# [Information provided]
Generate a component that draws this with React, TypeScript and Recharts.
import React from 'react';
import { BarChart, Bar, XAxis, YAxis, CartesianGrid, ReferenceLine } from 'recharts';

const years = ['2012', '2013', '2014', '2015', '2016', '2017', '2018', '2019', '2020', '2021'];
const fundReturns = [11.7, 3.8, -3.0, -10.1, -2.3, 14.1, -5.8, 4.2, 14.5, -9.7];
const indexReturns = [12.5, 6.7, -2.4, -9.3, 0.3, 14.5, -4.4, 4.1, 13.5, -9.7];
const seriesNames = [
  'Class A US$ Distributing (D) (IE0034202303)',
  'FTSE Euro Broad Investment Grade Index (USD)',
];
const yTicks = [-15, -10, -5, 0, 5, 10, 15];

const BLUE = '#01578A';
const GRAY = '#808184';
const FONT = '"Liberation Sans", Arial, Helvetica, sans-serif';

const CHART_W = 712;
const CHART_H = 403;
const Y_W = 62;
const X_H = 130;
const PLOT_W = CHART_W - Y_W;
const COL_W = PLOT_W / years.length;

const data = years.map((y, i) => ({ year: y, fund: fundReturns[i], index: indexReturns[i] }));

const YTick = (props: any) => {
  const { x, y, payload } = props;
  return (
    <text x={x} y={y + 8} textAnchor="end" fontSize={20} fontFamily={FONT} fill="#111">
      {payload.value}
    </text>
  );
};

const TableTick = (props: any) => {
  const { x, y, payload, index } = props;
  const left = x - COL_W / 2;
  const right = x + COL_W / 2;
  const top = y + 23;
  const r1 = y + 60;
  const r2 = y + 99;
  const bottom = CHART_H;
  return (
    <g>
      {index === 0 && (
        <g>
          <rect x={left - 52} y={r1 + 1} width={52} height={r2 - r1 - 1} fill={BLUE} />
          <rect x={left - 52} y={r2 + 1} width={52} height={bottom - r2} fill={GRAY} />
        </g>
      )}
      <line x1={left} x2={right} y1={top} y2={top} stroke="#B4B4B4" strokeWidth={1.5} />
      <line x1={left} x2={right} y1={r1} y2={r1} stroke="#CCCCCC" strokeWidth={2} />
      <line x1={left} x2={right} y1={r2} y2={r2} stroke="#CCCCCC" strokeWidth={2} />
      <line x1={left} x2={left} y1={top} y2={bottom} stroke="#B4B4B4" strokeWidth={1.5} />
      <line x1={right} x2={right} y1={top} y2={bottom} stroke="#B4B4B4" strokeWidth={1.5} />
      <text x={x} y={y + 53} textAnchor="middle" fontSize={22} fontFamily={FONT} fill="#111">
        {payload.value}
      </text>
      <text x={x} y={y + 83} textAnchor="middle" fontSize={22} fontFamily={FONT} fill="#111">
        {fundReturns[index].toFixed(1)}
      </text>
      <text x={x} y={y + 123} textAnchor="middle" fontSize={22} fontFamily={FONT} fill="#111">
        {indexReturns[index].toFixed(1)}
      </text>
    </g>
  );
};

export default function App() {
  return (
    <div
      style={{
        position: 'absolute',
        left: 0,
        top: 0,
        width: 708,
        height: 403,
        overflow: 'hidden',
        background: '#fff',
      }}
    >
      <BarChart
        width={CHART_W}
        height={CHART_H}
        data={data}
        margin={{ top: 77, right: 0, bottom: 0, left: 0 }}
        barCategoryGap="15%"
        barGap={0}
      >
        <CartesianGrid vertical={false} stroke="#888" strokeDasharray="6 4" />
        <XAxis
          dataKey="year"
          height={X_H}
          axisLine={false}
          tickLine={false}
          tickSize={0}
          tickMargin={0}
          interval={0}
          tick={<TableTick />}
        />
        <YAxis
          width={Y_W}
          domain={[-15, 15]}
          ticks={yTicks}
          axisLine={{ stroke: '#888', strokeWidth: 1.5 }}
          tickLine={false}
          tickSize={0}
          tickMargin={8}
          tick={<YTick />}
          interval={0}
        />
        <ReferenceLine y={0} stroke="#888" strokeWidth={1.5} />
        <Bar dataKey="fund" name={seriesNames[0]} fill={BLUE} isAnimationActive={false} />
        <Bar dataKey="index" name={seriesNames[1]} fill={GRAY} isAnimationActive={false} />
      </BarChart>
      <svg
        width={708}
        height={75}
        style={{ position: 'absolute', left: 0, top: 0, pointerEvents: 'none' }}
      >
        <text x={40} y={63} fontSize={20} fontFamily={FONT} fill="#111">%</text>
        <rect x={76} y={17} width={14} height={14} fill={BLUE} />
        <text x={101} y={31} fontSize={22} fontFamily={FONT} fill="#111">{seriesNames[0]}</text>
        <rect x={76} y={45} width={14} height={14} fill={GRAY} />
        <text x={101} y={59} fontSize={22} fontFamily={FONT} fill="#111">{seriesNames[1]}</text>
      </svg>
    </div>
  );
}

# [Short exercise]
From the material above, gather all lines that include the string "React" and copy them.

# [Complete answer]
Generate a component that draws this with React, TypeScript and Recharts.
import React from 'react';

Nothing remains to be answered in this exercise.